**Dataset extract:**
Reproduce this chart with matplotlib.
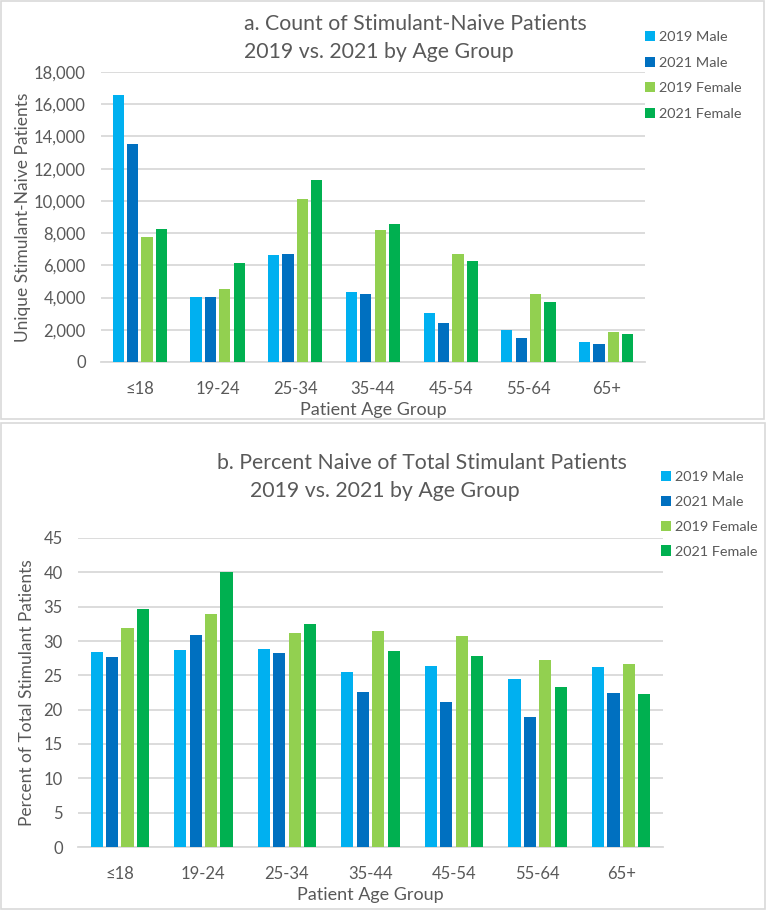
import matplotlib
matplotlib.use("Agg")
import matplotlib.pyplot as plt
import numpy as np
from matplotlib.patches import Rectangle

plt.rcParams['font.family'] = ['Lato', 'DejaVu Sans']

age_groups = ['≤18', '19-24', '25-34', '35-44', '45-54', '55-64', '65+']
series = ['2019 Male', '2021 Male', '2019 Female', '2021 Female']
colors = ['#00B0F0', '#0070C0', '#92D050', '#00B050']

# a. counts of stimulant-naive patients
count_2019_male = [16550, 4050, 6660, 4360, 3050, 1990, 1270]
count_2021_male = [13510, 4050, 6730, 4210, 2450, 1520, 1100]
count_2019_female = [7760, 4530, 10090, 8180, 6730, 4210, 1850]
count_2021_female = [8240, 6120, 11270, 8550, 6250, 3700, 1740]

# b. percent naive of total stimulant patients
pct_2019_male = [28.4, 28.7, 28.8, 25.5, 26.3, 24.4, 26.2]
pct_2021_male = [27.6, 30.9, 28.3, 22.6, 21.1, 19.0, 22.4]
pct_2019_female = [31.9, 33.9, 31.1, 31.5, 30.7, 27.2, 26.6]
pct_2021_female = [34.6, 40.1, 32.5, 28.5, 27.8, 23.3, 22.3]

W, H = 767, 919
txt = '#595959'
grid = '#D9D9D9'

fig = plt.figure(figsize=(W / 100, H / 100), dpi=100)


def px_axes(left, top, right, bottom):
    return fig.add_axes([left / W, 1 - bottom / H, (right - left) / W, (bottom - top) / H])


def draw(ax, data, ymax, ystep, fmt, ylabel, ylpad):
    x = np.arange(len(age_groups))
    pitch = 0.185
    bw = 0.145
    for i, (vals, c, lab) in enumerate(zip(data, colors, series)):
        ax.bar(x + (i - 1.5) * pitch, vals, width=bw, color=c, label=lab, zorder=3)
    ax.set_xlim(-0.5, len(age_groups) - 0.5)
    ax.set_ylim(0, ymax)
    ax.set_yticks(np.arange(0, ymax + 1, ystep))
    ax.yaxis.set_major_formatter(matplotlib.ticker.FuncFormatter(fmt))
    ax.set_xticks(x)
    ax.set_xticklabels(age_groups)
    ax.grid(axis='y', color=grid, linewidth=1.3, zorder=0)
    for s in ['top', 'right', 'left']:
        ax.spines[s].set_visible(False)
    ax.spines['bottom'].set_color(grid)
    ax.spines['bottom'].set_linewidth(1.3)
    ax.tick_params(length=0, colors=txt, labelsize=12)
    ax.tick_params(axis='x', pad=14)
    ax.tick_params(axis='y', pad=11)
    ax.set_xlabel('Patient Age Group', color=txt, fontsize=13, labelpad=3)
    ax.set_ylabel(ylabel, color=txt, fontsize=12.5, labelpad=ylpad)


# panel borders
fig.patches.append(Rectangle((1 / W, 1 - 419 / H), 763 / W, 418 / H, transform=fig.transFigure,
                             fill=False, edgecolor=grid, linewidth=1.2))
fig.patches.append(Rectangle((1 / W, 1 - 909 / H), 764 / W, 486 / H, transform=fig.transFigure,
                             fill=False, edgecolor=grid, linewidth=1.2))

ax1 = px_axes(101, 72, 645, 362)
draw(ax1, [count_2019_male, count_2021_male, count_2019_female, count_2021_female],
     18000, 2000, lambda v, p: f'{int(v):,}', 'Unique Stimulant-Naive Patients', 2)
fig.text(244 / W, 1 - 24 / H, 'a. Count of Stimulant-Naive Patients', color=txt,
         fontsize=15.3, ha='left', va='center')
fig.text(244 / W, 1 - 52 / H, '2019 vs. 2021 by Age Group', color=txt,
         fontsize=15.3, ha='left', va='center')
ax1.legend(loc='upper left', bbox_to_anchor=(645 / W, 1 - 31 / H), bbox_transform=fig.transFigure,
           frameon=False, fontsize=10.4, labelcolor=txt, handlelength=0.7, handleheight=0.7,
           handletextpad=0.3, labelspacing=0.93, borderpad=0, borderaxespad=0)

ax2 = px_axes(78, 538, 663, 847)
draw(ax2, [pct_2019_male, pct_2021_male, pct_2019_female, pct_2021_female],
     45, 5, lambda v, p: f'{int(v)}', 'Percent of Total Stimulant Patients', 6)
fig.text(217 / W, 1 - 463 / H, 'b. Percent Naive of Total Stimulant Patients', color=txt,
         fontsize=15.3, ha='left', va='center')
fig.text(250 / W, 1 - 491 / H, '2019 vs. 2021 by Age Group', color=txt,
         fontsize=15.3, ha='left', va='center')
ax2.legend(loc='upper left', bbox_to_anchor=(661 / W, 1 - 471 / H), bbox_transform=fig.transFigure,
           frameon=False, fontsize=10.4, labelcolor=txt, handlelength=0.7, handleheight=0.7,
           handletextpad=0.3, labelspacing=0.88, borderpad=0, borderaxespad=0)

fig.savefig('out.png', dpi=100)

**Exercise goal:** Restate the full listing verbatim and drop every picture.

**Result of the task:**
Reproduce this chart with matplotlib.
import matplotlib
matplotlib.use("Agg")
import matplotlib.pyplot as plt
import numpy as np
from matplotlib.patches import Rectangle

plt.rcParams['font.family'] = ['Lato', 'DejaVu Sans']

age_groups = ['≤18', '19-24', '25-34', '35-44', '45-54', '55-64', '65+']
series = ['2019 Male', '2021 Male', '2019 Female', '2021 Female']
colors = ['#00B0F0', '#0070C0', '#92D050', '#00B050']

# a. counts of stimulant-naive patients
count_2019_male = [16550, 4050, 6660, 4360, 3050, 1990, 1270]
count_2021_male = [13510, 4050, 6730, 4210, 2450, 1520, 1100]
count_2019_female = [7760, 4530, 10090, 8180, 6730, 4210, 1850]
count_2021_female = [8240, 6120, 11270, 8550, 6250, 3700, 1740]

# b. percent naive of total stimulant patients
pct_2019_male = [28.4, 28.7, 28.8, 25.5, 26.3, 24.4, 26.2]
pct_2021_male = [27.6, 30.9, 28.3, 22.6, 21.1, 19.0, 22.4]
pct_2019_female = [31.9, 33.9, 31.1, 31.5, 30.7, 27.2, 26.6]
pct_2021_female = [34.6, 40.1, 32.5, 28.5, 27.8, 23.3, 22.3]

W, H = 767, 919
txt = '#595959'
grid = '#D9D9D9'

fig = plt.figure(figsize=(W / 100, H / 100), dpi=100)


def px_axes(left, top, right, bottom):
    return fig.add_axes([left / W, 1 - bottom / H, (right - left) / W, (bottom - top) / H])


def draw(ax, data, ymax, ystep, fmt, ylabel, ylpad):
    x = np.arange(len(age_groups))
    pitch = 0.185
    bw = 0.145
    for i, (vals, c, lab) in enumerate(zip(data, colors, series)):
        ax.bar(x + (i - 1.5) * pitch, vals, width=bw, color=c, label=lab, zorder=3)
    ax.set_xlim(-0.5, len(age_groups) - 0.5)
    ax.set_ylim(0, ymax)
    ax.set_yticks(np.arange(0, ymax + 1, ystep))
    ax.yaxis.set_major_formatter(matplotlib.ticker.FuncFormatter(fmt))
    ax.set_xticks(x)
    ax.set_xticklabels(age_groups)
    ax.grid(axis='y', color=grid, linewidth=1.3, zorder=0)
    for s in ['top', 'right', 'left']:
        ax.spines[s].set_visible(False)
    ax.spines['bottom'].set_color(grid)
    ax.spines['bottom'].set_linewidth(1.3)
    ax.tick_params(length=0, colors=txt, labelsize=12)
    ax.tick_params(axis='x', pad=14)
    ax.tick_params(axis='y', pad=11)
    ax.set_xlabel('Patient Age Group', color=txt, fontsize=13, labelpad=3)
    ax.set_ylabel(ylabel, color=txt, fontsize=12.5, labelpad=ylpad)


# panel borders
fig.patches.append(Rectangle((1 / W, 1 - 419 / H), 763 / W, 418 / H, transform=fig.transFigure,
                             fill=False, edgecolor=grid, linewidth=1.2))
fig.patches.append(Rectangle((1 / W, 1 - 909 / H), 764 / W, 486 / H, transform=fig.transFigure,
                             fill=False, edgecolor=grid, linewidth=1.2))

ax1 = px_axes(101, 72, 645, 362)
draw(ax1, [count_2019_male, count_2021_male, count_2019_female, count_2021_female],
     18000, 2000, lambda v, p: f'{int(v):,}', 'Unique Stimulant-Naive Patients', 2)
fig.text(244 / W, 1 - 24 / H, 'a. Count of Stimulant-Naive Patients', color=txt,
         fontsize=15.3, ha='left', va='center')
fig.text(244 / W, 1 - 52 / H, '2019 vs. 2021 by Age Group', color=txt,
         fontsize=15.3, ha='left', va='center')
ax1.legend(loc='upper left', bbox_to_anchor=(645 / W, 1 - 31 / H), bbox_transform=fig.transFigure,
           frameon=False, fontsize=10.4, labelcolor=txt, handlelength=0.7, handleheight=0.7,
           handletextpad=0.3, labelspacing=0.93, borderpad=0, borderaxespad=0)

ax2 = px_axes(78, 538, 663, 847)
draw(ax2, [pct_2019_male, pct_2021_male, pct_2019_female, pct_2021_female],
     45, 5, lambda v, p: f'{int(v)}', 'Percent of Total Stimulant Patients', 6)
fig.text(217 / W, 1 - 463 / H, 'b. Percent Naive of Total Stimulant Patients', color=txt,
         fontsize=15.3, ha='left', va='center')
fig.text(250 / W, 1 - 491 / H, '2019 vs. 2021 by Age Group', color=txt,
         fontsize=15.3, ha='left', va='center')
ax2.legend(loc='upper left', bbox_to_anchor=(661 / W, 1 - 471 / H), bbox_transform=fig.transFigure,
           frameon=False, fontsize=10.4, labelcolor=txt, handlelength=0.7, handleheight=0.7,
           handletextpad=0.3, labelspacing=0.88, borderpad=0, borderaxespad=0)

fig.savefig('out.png', dpi=100)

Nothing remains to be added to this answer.